▶ _TASK_
Keep only the lines from the top of the listing through the one with "const binWidth = 1 / 30;", and reproduce them unaltered.
------ PROVIDED MATERIAL
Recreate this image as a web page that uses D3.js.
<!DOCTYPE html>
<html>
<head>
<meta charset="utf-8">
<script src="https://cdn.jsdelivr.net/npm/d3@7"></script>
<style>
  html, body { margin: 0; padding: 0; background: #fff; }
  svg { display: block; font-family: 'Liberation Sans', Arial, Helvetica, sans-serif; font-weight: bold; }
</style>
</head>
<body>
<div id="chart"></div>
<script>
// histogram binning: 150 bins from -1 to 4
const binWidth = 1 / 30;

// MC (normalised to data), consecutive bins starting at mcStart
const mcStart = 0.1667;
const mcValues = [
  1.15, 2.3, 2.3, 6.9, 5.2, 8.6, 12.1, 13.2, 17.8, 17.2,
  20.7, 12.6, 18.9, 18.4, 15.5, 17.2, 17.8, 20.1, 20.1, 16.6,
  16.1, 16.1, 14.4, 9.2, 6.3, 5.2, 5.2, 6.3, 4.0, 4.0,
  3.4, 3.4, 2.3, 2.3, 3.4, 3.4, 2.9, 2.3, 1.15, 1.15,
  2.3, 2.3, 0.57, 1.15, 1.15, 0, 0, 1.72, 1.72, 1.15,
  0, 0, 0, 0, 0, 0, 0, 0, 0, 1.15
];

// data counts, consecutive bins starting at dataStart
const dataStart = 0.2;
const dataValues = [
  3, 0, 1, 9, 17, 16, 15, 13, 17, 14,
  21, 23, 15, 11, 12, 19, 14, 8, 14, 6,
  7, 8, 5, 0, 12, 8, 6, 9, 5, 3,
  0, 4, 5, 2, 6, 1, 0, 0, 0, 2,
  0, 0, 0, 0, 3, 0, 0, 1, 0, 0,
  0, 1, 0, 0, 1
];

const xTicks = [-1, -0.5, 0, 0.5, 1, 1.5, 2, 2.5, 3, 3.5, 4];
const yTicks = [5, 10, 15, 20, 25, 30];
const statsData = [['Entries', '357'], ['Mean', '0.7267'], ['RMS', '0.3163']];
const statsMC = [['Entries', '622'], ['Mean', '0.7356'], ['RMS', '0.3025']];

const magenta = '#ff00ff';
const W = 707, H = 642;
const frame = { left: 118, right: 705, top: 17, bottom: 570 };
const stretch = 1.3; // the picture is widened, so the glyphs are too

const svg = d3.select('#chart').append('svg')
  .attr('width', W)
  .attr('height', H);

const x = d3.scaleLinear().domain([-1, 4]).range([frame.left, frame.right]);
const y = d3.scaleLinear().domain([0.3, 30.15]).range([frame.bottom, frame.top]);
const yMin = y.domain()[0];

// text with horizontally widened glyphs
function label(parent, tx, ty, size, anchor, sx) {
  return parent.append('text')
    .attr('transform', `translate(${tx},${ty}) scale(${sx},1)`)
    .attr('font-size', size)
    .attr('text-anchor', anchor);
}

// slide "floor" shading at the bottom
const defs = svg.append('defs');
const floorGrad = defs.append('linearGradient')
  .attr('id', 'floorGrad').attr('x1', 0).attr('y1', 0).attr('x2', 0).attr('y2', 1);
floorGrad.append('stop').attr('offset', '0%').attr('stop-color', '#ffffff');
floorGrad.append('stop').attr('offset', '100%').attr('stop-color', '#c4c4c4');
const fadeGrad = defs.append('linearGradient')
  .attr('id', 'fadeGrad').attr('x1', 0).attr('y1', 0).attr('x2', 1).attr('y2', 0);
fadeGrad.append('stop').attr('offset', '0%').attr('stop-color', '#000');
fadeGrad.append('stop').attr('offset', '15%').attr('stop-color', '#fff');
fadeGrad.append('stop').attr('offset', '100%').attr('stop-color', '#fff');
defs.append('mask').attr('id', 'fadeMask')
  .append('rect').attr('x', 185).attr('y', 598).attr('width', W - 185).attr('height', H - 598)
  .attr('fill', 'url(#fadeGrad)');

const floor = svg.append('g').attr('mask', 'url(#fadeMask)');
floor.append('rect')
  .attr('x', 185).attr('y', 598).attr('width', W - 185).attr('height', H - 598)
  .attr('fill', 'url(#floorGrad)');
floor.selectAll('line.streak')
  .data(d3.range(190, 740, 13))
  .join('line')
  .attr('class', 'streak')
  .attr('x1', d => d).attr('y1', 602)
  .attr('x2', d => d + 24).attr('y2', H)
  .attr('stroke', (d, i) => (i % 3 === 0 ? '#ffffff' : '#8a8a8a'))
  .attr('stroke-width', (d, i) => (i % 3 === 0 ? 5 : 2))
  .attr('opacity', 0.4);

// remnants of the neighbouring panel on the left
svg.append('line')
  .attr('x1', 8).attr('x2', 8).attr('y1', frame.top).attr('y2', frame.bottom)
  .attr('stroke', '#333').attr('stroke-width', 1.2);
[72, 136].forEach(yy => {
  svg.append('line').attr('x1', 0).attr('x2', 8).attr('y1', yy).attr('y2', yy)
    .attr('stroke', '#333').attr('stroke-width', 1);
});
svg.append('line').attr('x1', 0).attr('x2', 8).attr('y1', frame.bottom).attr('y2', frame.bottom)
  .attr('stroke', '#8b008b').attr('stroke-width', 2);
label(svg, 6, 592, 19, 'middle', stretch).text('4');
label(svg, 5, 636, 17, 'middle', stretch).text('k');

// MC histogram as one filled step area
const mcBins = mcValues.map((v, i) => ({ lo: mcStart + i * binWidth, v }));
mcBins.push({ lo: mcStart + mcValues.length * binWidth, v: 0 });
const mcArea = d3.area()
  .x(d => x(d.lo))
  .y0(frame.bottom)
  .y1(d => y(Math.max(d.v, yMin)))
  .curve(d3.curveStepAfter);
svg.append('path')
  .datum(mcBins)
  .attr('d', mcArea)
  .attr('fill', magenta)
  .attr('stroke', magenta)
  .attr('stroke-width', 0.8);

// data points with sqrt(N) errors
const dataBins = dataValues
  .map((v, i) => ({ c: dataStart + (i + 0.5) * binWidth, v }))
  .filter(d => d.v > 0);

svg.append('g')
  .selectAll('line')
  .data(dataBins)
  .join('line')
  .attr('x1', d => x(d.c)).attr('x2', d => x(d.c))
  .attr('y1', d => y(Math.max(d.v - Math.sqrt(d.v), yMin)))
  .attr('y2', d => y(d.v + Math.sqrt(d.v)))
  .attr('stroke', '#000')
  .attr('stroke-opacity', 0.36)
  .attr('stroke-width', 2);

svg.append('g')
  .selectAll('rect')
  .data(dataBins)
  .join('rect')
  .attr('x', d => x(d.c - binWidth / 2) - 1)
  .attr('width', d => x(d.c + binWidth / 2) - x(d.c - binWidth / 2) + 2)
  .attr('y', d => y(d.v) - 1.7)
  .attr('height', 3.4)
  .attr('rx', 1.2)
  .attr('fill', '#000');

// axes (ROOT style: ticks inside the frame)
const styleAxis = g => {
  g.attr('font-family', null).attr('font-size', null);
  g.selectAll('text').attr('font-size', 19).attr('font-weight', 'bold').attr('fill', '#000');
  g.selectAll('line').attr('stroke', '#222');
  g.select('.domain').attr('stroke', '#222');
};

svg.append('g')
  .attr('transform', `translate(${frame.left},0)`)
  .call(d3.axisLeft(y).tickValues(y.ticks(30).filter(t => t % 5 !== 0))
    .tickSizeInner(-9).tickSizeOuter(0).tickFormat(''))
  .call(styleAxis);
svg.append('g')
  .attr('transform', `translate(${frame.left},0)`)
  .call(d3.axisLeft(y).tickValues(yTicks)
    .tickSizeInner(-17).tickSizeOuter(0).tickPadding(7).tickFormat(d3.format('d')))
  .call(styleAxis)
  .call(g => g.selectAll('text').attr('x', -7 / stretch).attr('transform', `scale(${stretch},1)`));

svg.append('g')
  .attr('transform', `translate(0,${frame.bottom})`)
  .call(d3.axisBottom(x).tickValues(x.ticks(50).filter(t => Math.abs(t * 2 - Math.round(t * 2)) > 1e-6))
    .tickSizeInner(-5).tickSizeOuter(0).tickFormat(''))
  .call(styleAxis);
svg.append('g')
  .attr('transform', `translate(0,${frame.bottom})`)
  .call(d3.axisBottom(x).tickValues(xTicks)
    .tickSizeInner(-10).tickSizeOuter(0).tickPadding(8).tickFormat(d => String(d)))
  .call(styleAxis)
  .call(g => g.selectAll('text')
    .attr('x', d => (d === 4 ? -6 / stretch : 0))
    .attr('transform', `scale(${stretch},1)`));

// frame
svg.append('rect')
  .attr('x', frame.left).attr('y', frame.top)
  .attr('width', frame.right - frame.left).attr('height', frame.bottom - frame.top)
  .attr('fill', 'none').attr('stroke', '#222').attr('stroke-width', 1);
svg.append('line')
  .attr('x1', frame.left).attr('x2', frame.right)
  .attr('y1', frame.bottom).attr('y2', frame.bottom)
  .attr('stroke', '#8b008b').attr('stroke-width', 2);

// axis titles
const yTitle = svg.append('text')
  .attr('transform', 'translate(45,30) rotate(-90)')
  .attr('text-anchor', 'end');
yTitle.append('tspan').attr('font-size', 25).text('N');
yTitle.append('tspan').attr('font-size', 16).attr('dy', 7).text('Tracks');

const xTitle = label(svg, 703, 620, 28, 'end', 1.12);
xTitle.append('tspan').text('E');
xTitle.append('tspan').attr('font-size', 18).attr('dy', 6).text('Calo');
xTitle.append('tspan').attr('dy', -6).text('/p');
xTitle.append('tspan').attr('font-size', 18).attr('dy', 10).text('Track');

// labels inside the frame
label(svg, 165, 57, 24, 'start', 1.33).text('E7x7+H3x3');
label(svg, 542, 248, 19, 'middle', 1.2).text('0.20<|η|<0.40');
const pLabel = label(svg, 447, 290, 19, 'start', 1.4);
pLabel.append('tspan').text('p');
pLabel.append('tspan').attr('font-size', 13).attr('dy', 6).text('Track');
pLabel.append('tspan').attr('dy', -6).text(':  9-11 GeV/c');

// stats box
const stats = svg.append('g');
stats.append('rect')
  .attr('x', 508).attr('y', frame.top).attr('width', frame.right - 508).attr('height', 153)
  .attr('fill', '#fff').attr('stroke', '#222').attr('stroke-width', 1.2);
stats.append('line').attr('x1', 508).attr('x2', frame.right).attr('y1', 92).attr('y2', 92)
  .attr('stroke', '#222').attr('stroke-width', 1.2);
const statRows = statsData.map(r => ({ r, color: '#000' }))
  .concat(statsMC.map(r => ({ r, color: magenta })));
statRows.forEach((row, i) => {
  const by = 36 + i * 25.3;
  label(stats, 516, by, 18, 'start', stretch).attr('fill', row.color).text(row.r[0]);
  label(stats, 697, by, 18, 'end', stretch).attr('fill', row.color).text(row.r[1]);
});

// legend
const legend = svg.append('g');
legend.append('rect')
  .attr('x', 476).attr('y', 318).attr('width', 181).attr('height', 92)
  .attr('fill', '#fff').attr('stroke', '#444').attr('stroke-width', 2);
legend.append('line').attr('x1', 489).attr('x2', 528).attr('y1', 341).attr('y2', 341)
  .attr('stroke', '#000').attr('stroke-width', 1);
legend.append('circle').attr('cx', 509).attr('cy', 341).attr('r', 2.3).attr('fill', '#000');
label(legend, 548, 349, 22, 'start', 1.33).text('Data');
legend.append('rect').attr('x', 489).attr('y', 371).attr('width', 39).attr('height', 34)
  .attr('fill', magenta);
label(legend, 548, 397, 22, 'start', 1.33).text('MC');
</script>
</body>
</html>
------------
▶ _RESPONSE BELOW_
Recreate this image as a web page that uses D3.js.
<!DOCTYPE html>
<html>
<head>
<meta charset="utf-8">
<script src="https://cdn.jsdelivr.net/npm/d3@7"></script>
<style>
  html, body { margin: 0; padding: 0; background: #fff; }
  svg { display: block; font-family: 'Liberation Sans', Arial, Helvetica, sans-serif; font-weight: bold; }
</style>
</head>
<body>
<div id="chart"></div>
<script>
// histogram binning: 150 bins from -1 to 4
const binWidth = 1 / 30;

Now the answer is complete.